Honour Killings in Muslim Societies: the Role of Patriarchal Hadith
By Adis Duderija, New Age Islam
27 January, 2014
In accordance with best (academic) practices I shall start this article with some necessary ‘self-positioning’. I am a practicing Muslim of Bosnian ethnicity and an academic on issues pertaining to contemporary interpretation of Islam with specific focus on gender issues, currently a Visiting Senior Lecturer at the University of Malaya. I am also a father to two children one of which is a 5 year old girl. In what I write below should be understood as a plea for understanding and as an expression of genuine voice of concern both as a father and as a practicing Muslim.
A number of scholars such as F. Sabbah, F. Mernissi and Kh. Abou El Fadl to name but the most prominent few have discussed what the classical Islamic tradition considers to be an organic conceptual link between the categories of active and for the believing Muslim men potentially disastrous ( both in salvific and this worldly fortunes) female sexuality and the concept of socio-moral chaos ( Fitna) caused by the very presence ( or even a smell) of a woman in the public sphere.
According to this view of the nature of male and female sexuality, women, as a conceptual category, are identified with the “irreligious” realm of sexual passion, as repositories of all “lower” aspects of human nature, the very anti- thesis of “illuminated” sphere of male (religious) knowledge, in which the sole source of religious authority resides. Based on this active concept of female sexuality classical Islamic tradition has put in place a number of mechanisms to regulate this omnisexual female sexual instinct by “external precautionary safeguards” such as seclusion and veiling of women, gender segregation, and women’s constant surveillance. In the words of El- Fadl “women are seen as walking, breathing bundles of Fitna” and womanhood is artificially constructed into the embodiment of seduction.
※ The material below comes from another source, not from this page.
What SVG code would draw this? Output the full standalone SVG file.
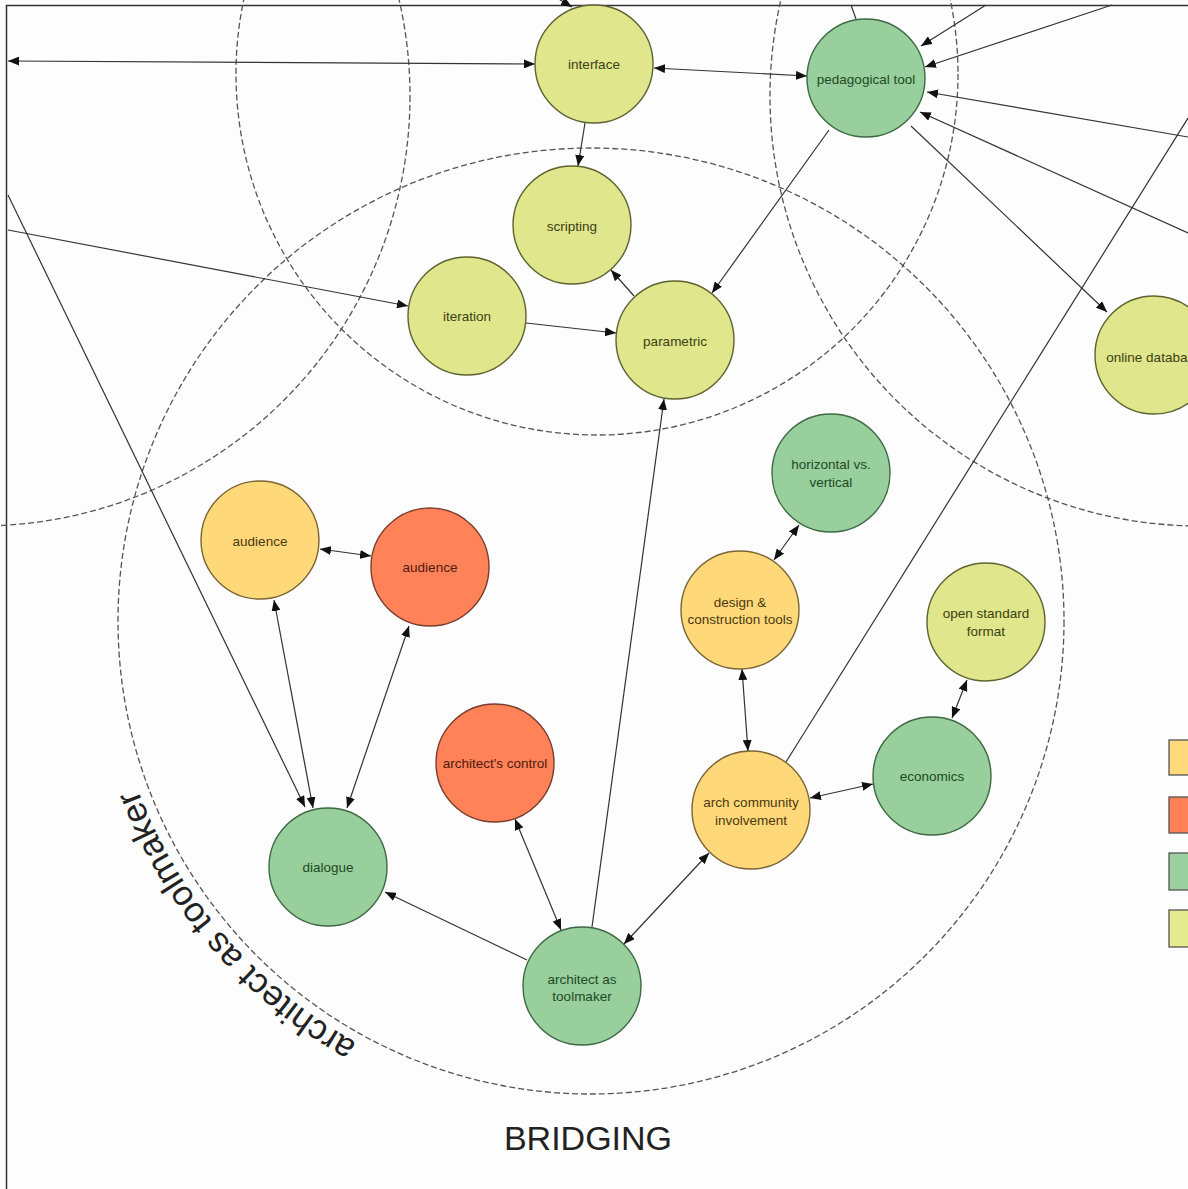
<svg xmlns="http://www.w3.org/2000/svg" width="1188" height="1189" viewBox="0 0 1188 1189">
  <defs>
    <marker id="ah" viewBox="0 0 11 9" refX="11" refY="4.5" markerWidth="11" markerHeight="9" markerUnits="userSpaceOnUse" orient="auto-start-reverse">
      <path d="M0,0 L11,4.5 L0,9 z" fill="#111"/>
    </marker>
    <path id="arcText" d="M356.9,1042.8 A484,484 0 0 1 108.8,662.8"/>
  </defs>
  <style>
    .frame { fill: none; stroke: #333; stroke-width: 1.5; }
    .zone { fill: none; stroke: #555; stroke-width: 1.3; stroke-dasharray: 6 3; }
    .edge { fill: none; stroke: #333; stroke-width: 1.2; }
    .one { marker-end: url(#ah); }
    .two { marker-start: url(#ah); marker-end: url(#ah); }
    .node circle { stroke-width: 1.4; }
    .node text { font-family: "Liberation Sans", Arial, sans-serif; font-size: 13.5px; text-anchor: middle; dominant-baseline: central; }
    .lime circle { fill: #dfe68b; stroke: #5d6330; }
    .lime text { fill: #3b3f12; }
    .green circle { fill: #98cf9c; stroke: #3d6a44; }
    .green text { fill: #1d4a24; }
    .gold circle { fill: #ffd87a; stroke: #7a6535; }
    .gold text { fill: #4a3810; }
    .coral circle { fill: #ff8259; stroke: #7a3d2c; }
    .coral text { fill: #4e1a0e; }
    .key { stroke: #555; stroke-width: 1.3; }
    .title { font-family: "Liberation Sans", Arial, sans-serif; fill: #222; }
  </style>

  <rect x="0" y="0" width="1188" height="1189" fill="#fdfdfd"/>
  <path class="frame" d="M6.5,1189 V5.5 H1188"/>

  <!-- dashed zones -->
  <g id="zones">
    <circle class="zone" cx="597" cy="74" r="361"/>
    <circle class="zone" cx="-20" cy="96" r="430"/>
    <circle class="zone" cx="1200" cy="96" r="430"/>
    <circle class="zone" cx="591" cy="621" r="473"/>
  </g>

  <!-- connectors -->
  <g id="connectors">
    <line class="edge two" x1="8" y1="61" x2="535" y2="64"/>
    <line class="edge two" x1="654" y1="68" x2="807" y2="76"/>
    <line class="edge one" x1="585" y1="123" x2="578" y2="166"/>
    <line class="edge one" x1="557" y1="-2" x2="572" y2="7"/>
    <line class="edge" x1="851" y1="5" x2="856" y2="19"/>
    <line class="edge one" x1="986" y1="5" x2="921" y2="46"/>
    <line class="edge one" x1="1112" y1="5" x2="925" y2="67"/>
    <line class="edge one" x1="1188" y1="137" x2="927" y2="92"/>
    <line class="edge one" x1="1188" y1="233" x2="920" y2="112"/>
    <line class="edge one" x1="911" y1="126" x2="1107" y2="312"/>
    <line class="edge one" x1="829" y1="130" x2="712" y2="293"/>
    <line class="edge one" x1="8" y1="195" x2="305" y2="807"/>
    <line class="edge one" x1="8" y1="230" x2="408" y2="306"/>
    <line class="edge one" x1="526" y1="323" x2="616" y2="333"/>
    <line class="edge one" x1="634" y1="296" x2="611" y2="270"/>
    <line class="edge one" x1="592" y1="927" x2="664" y2="399"/>
    <line class="edge two" x1="320" y1="549" x2="371" y2="556"/>
    <line class="edge two" x1="274" y1="600" x2="313" y2="808"/>
    <line class="edge two" x1="409" y1="626" x2="347" y2="808"/>
    <line class="edge two" x1="515" y1="819" x2="561" y2="930"/>
    <line class="edge one" x1="527" y1="960" x2="385" y2="892"/>
    <line class="edge two" x1="624" y1="944" x2="709" y2="853"/>
    <line class="edge two" x1="799" y1="525" x2="774" y2="560"/>
    <line class="edge two" x1="742" y1="669" x2="748" y2="751"/>
    <line class="edge two" x1="810" y1="798" x2="873" y2="784"/>
    <line class="edge two" x1="967" y1="680" x2="952" y2="718"/>
    <line class="edge" x1="786" y1="762" x2="1188" y2="118"/>
  </g>

  <!-- nodes -->
  <g id="interface" class="node lime"><circle cx="594" cy="64" r="59"/><text x="594" y="64">interface</text></g>
  <g id="pedagogical-tool" class="node green"><circle cx="866" cy="78" r="59"/><text x="866" y="79">pedagogical tool</text></g>
  <g id="scripting" class="node lime"><circle cx="572" cy="225" r="59"/><text x="572" y="226">scripting</text></g>
  <g id="iteration" class="node lime"><circle cx="467" cy="316" r="59"/><text x="467" y="316">iteration</text></g>
  <g id="parametric" class="node lime"><circle cx="675" cy="340" r="59"/><text x="675" y="341">parametric</text></g>
  <g id="online-database" class="node lime"><circle cx="1154" cy="355" r="59"/><text x="1154" y="357">online database</text></g>
  <g id="horizontal-vs-vertical" class="node green"><circle cx="831" cy="473" r="59"/><text x="831" y="464">horizontal vs.</text><text x="831" y="482">vertical</text></g>
  <g id="audience-1" class="node gold"><circle cx="260" cy="540" r="59"/><text x="260" y="541">audience</text></g>
  <g id="audience-2" class="node coral"><circle cx="430" cy="567" r="59"/><text x="430" y="567">audience</text></g>
  <g id="design-construction-tools" class="node gold"><circle cx="740" cy="610" r="59"/><text x="740" y="602">design &amp;</text><text x="740" y="619">construction tools</text></g>
  <g id="open-standard-format" class="node lime"><circle cx="986" cy="622" r="59"/><text x="986" y="613">open standard</text><text x="986" y="631">format</text></g>
  <g id="architects-control" class="node coral"><circle cx="495" cy="763" r="59"/><text x="495" y="763">architect's control</text></g>
  <g id="arch-community-involvement" class="node gold"><circle cx="751" cy="810" r="59"/><text x="751" y="802">arch community</text><text x="751" y="820">involvement</text></g>
  <g id="economics" class="node green"><circle cx="932" cy="776" r="59"/><text x="932" y="776">economics</text></g>
  <g id="dialogue" class="node green"><circle cx="328" cy="867" r="59"/><text x="328" y="867">dialogue</text></g>
  <g id="architect-as-toolmaker" class="node green"><circle cx="582" cy="986" r="59"/><text x="582" y="979">architect as</text><text x="582" y="996">toolmaker</text></g>

  <!-- legend swatches -->
  <g id="legend">
    <rect class="key" x="1169" y="740" width="30" height="35" fill="#ffd97c"/>
    <rect class="key" x="1169" y="797" width="30" height="36" fill="#ff8158"/>
    <rect class="key" x="1169" y="853" width="30" height="37" fill="#9bd19e"/>
    <rect class="key" x="1169" y="910" width="30" height="37" fill="#e4ea8e"/>
  </g>

  <!-- zone labels -->
  <text class="title" font-size="35"><textPath href="#arcText">architect as toolmaker</textPath></text>
  <text class="title" x="588" y="1150" font-size="34" text-anchor="middle">BRIDGING</text>
</svg>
In turn, male honour is constructed exclusively in terms of (extreme) forms of sexual jealousy (Ghairah) and (extreme) conceptualizations of women’s modesty as for example based on the nine parts of desire Hadith that is accepted by both classical Sunnism and Shi’ism on the basis of which gender segregation, public invisibility of women and their constant surveillance are upheld as the religious ideal.